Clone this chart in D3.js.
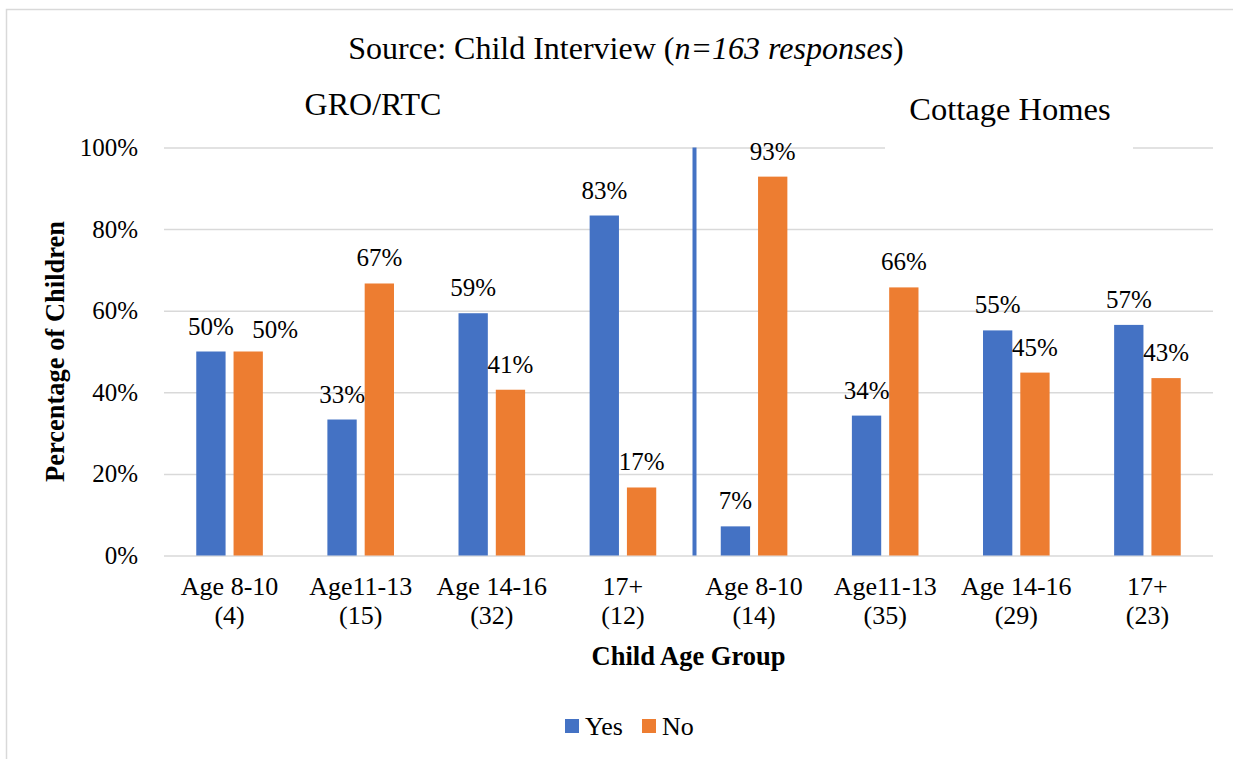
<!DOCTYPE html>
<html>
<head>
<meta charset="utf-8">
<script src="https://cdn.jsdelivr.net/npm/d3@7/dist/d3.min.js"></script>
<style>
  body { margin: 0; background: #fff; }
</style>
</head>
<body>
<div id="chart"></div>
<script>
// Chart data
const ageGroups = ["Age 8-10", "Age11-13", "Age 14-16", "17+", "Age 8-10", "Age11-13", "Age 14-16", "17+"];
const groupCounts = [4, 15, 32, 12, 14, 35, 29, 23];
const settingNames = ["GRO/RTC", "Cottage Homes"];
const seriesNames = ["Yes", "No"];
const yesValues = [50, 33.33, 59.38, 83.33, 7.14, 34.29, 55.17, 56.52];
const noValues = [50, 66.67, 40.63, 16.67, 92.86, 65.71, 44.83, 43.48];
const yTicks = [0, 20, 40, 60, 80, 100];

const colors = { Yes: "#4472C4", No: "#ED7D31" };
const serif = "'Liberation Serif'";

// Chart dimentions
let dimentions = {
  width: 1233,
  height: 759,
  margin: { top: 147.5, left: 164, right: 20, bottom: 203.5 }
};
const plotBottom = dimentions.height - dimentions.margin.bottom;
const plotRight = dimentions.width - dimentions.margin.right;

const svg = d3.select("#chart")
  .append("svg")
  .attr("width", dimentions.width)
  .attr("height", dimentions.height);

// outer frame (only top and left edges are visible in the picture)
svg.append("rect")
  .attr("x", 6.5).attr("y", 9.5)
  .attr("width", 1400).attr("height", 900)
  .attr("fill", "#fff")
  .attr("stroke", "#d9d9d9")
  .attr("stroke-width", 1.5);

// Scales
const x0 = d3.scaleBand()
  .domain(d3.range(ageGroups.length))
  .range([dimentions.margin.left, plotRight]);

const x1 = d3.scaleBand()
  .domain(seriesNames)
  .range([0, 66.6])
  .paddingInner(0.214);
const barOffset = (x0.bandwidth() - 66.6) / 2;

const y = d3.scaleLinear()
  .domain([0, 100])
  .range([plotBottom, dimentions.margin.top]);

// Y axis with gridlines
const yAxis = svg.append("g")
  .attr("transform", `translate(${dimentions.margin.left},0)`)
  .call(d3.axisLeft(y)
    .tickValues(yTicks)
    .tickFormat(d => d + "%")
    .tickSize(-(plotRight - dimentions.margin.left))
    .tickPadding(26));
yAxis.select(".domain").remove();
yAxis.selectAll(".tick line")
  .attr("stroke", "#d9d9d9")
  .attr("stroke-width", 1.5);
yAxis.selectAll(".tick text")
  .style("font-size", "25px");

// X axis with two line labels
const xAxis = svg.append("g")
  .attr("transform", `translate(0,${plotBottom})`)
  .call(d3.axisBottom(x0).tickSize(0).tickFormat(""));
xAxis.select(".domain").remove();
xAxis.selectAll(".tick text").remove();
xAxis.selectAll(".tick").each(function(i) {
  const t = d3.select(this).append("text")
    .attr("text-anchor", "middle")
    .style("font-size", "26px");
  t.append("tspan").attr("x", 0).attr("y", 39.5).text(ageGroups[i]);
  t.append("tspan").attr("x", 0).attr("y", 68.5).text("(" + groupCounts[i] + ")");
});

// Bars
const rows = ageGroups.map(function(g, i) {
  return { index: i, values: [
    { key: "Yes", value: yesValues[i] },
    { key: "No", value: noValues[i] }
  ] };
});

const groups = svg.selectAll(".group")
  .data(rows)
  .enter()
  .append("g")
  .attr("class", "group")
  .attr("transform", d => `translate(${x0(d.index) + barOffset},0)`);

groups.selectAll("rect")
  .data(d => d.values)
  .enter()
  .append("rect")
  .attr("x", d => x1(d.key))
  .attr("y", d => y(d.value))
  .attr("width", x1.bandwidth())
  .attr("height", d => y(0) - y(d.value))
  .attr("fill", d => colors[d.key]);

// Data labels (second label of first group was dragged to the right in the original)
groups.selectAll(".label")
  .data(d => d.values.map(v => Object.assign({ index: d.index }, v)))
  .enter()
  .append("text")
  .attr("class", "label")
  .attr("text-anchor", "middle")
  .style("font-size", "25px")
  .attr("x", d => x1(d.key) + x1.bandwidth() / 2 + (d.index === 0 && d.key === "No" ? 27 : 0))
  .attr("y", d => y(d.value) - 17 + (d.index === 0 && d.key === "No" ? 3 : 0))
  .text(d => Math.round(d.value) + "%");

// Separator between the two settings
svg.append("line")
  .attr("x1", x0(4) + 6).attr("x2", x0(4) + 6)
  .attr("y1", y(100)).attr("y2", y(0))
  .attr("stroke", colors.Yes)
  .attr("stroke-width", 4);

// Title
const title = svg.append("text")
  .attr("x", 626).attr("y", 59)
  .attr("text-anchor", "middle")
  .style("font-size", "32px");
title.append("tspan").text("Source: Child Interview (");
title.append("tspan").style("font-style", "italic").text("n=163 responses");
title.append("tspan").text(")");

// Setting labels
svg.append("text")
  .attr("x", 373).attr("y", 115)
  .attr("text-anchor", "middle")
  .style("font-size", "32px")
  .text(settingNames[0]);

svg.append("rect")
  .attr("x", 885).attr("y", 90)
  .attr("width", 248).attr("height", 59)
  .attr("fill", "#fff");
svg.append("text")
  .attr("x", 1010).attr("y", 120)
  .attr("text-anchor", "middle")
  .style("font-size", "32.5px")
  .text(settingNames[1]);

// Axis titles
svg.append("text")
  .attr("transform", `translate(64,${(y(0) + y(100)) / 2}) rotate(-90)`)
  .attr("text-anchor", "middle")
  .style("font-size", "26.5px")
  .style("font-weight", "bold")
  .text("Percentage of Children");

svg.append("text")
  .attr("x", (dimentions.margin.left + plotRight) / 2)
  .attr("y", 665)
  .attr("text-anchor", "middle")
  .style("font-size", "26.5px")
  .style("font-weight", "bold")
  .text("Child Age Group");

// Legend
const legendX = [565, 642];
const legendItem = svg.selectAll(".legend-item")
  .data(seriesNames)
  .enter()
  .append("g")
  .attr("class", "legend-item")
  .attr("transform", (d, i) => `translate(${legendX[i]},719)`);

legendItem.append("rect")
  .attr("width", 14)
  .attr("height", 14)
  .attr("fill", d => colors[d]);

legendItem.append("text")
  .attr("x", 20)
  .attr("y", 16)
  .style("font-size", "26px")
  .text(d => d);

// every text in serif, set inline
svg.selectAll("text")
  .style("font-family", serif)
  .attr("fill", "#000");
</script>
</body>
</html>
━━━━━━━━━━━━━━━━
**Work instructions:**
Give again, exactly, the lines from the start of the data through the one holding "const yTicks = [0, 20, 40, 60, 80, 100];"; omit the pictures.

**Result for this task:**
Clone this chart in D3.js.
<!DOCTYPE html>
<html>
<head>
<meta charset="utf-8">
<script src="https://cdn.jsdelivr.net/npm/d3@7/dist/d3.min.js"></script>
<style>
  body { margin: 0; background: #fff; }
</style>
</head>
<body>
<div id="chart"></div>
<script>
// Chart data
const ageGroups = ["Age 8-10", "Age11-13", "Age 14-16", "17+", "Age 8-10", "Age11-13", "Age 14-16", "17+"];
const groupCounts = [4, 15, 32, 12, 14, 35, 29, 23];
const settingNames = ["GRO/RTC", "Cottage Homes"];
const seriesNames = ["Yes", "No"];
const yesValues = [50, 33.33, 59.38, 83.33, 7.14, 34.29, 55.17, 56.52];
const noValues = [50, 66.67, 40.63, 16.67, 92.86, 65.71, 44.83, 43.48];
const yTicks = [0, 20, 40, 60, 80, 100];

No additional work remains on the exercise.